● Stated problem
Pick out the lines containing "matplotlib".

● Dataset records

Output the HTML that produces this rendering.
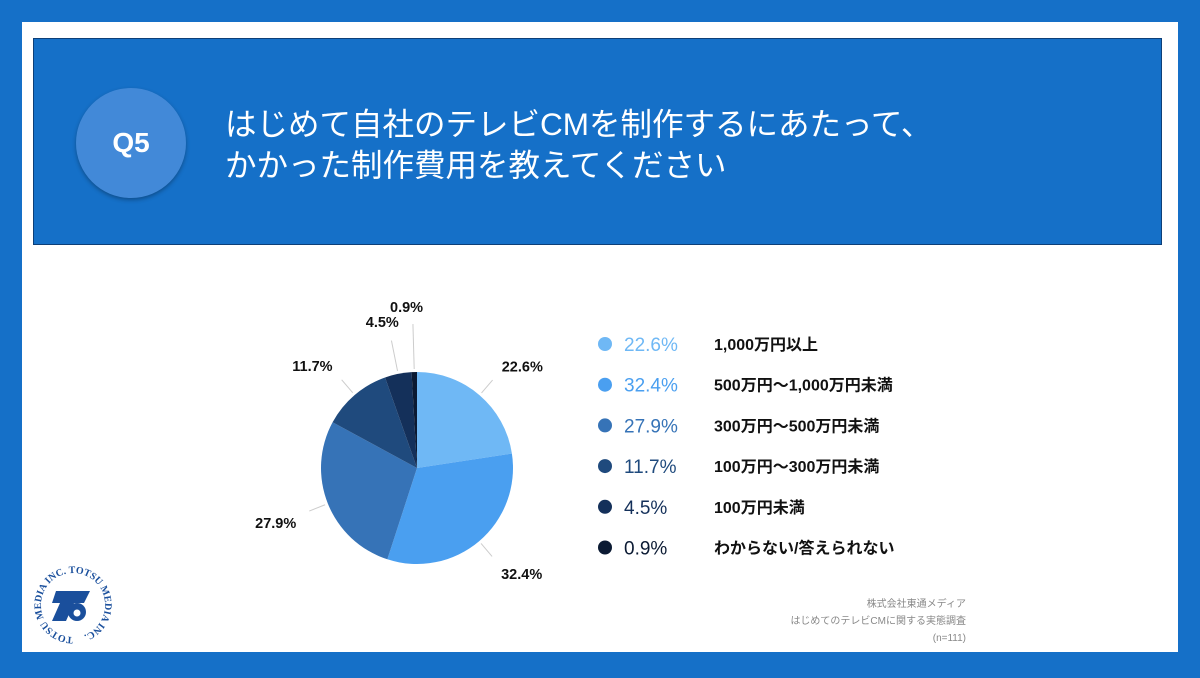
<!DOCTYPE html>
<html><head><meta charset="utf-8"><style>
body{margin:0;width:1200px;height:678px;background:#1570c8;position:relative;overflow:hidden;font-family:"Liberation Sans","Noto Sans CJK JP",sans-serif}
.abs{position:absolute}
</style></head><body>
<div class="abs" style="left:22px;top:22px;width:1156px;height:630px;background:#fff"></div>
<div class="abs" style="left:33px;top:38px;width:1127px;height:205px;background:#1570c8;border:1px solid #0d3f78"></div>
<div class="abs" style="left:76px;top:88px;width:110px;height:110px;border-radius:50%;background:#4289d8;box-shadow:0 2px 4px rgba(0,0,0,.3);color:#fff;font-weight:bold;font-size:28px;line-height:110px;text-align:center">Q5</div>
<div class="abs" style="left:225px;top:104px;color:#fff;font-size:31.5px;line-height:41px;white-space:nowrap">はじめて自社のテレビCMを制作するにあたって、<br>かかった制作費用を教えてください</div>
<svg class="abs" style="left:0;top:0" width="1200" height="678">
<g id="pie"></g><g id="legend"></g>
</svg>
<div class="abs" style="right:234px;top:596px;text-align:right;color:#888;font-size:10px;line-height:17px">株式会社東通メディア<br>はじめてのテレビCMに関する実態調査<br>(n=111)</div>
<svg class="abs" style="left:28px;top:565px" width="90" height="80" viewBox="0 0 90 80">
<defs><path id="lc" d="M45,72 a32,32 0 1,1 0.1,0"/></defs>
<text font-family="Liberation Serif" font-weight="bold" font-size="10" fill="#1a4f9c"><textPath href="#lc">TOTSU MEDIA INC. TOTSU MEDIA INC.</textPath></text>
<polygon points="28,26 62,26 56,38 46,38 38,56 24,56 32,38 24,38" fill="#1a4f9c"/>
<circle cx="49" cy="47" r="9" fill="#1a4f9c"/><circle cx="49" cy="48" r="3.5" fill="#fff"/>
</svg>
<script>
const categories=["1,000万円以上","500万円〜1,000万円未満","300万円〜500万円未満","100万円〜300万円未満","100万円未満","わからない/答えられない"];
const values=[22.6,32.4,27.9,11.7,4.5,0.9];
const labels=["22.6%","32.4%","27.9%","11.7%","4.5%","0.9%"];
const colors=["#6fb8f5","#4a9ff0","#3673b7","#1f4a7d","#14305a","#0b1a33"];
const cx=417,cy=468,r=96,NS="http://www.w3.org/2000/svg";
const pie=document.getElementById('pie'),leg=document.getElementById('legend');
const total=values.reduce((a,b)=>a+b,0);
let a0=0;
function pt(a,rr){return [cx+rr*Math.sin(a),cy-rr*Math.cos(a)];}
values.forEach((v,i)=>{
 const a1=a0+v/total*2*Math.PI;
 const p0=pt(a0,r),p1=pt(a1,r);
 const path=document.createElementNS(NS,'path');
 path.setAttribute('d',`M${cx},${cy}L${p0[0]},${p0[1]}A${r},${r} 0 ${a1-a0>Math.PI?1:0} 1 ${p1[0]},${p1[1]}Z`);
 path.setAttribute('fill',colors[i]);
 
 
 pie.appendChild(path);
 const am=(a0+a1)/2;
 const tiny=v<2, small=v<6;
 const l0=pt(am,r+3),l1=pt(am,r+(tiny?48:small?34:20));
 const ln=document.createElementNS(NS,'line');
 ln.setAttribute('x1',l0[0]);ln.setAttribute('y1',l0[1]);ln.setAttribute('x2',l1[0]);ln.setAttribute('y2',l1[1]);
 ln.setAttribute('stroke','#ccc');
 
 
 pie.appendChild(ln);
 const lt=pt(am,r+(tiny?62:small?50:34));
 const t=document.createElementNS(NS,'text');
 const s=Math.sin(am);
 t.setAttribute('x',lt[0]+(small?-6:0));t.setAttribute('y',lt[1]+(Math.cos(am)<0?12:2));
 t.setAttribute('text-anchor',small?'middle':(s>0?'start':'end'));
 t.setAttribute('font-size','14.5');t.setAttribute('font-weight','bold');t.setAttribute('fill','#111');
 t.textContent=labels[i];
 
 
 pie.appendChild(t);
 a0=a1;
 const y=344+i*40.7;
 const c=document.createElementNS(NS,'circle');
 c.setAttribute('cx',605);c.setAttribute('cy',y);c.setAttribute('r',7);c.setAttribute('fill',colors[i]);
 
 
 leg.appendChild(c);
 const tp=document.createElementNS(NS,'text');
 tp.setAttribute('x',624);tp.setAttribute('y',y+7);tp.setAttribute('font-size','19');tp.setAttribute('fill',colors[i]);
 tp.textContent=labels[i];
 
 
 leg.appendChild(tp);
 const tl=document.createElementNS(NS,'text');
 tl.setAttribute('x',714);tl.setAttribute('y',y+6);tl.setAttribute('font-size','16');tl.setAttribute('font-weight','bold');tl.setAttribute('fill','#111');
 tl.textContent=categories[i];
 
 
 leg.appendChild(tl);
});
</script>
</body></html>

---

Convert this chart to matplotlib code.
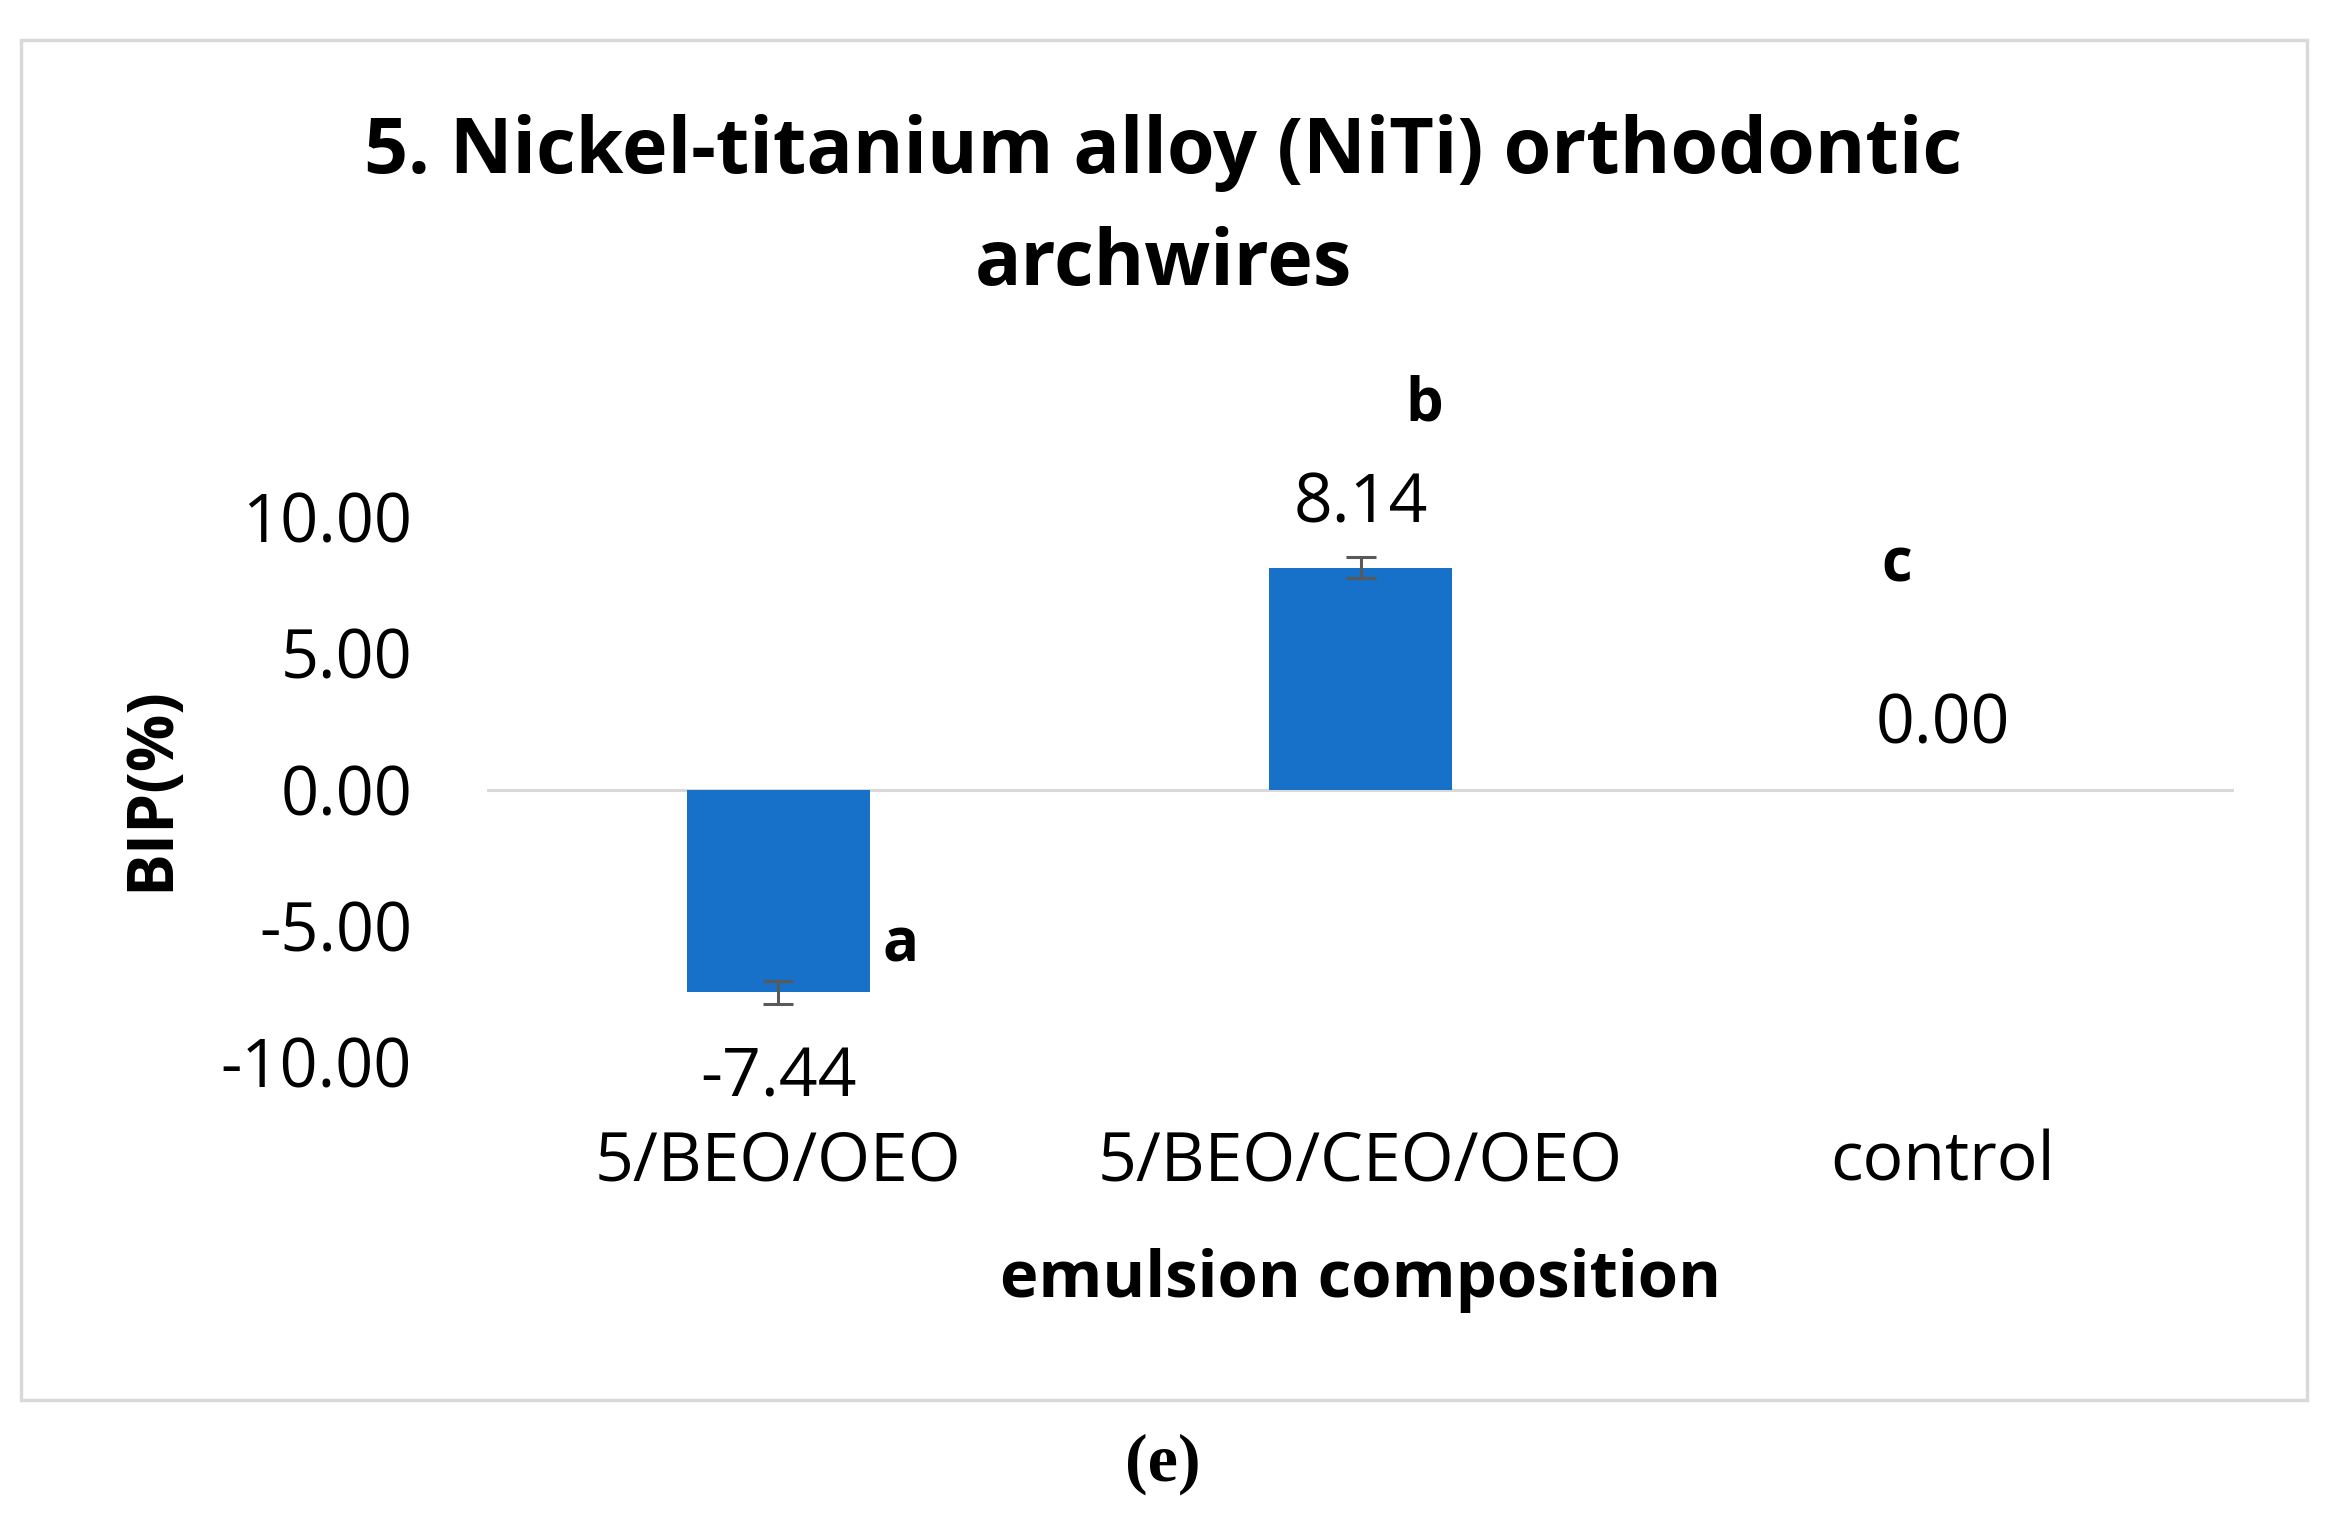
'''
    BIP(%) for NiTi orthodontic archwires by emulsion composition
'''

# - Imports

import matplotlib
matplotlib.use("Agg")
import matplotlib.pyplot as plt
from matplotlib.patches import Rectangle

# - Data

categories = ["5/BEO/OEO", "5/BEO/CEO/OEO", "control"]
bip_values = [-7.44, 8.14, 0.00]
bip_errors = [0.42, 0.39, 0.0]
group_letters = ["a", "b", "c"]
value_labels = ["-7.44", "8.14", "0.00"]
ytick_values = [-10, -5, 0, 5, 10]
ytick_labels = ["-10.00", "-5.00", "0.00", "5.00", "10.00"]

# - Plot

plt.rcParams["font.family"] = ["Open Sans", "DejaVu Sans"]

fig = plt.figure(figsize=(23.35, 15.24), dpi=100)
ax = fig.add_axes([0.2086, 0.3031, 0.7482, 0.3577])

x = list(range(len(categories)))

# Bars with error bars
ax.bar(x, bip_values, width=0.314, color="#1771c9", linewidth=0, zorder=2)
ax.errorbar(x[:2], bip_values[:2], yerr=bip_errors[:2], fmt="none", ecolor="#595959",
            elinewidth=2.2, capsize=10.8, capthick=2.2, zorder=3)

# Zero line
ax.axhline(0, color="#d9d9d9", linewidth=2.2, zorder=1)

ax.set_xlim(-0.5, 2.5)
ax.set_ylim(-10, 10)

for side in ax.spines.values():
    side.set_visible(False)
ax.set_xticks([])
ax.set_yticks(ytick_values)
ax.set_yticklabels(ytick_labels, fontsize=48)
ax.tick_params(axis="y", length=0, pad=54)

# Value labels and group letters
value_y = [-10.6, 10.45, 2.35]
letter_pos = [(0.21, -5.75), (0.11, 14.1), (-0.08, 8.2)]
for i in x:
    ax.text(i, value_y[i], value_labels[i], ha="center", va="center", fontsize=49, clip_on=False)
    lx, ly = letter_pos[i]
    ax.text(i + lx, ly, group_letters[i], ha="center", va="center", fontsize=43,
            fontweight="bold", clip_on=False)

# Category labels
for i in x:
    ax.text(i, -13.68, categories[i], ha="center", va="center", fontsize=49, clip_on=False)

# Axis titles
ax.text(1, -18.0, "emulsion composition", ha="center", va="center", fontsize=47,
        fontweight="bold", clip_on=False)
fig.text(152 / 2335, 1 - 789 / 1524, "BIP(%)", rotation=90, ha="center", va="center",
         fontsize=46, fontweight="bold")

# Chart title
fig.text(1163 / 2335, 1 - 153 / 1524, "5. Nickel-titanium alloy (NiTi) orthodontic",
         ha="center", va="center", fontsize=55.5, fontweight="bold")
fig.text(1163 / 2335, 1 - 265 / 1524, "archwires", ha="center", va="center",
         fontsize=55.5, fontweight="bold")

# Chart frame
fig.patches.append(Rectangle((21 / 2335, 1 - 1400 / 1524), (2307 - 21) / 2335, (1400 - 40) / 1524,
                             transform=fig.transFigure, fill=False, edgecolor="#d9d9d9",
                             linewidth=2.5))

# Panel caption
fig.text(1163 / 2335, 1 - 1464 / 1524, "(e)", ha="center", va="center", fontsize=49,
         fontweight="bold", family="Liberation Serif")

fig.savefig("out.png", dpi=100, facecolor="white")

● Final result
Convert this chart to matplotlib code.
import matplotlib
matplotlib.use("Agg")
import matplotlib.pyplot as plt
from matplotlib.patches import Rectangle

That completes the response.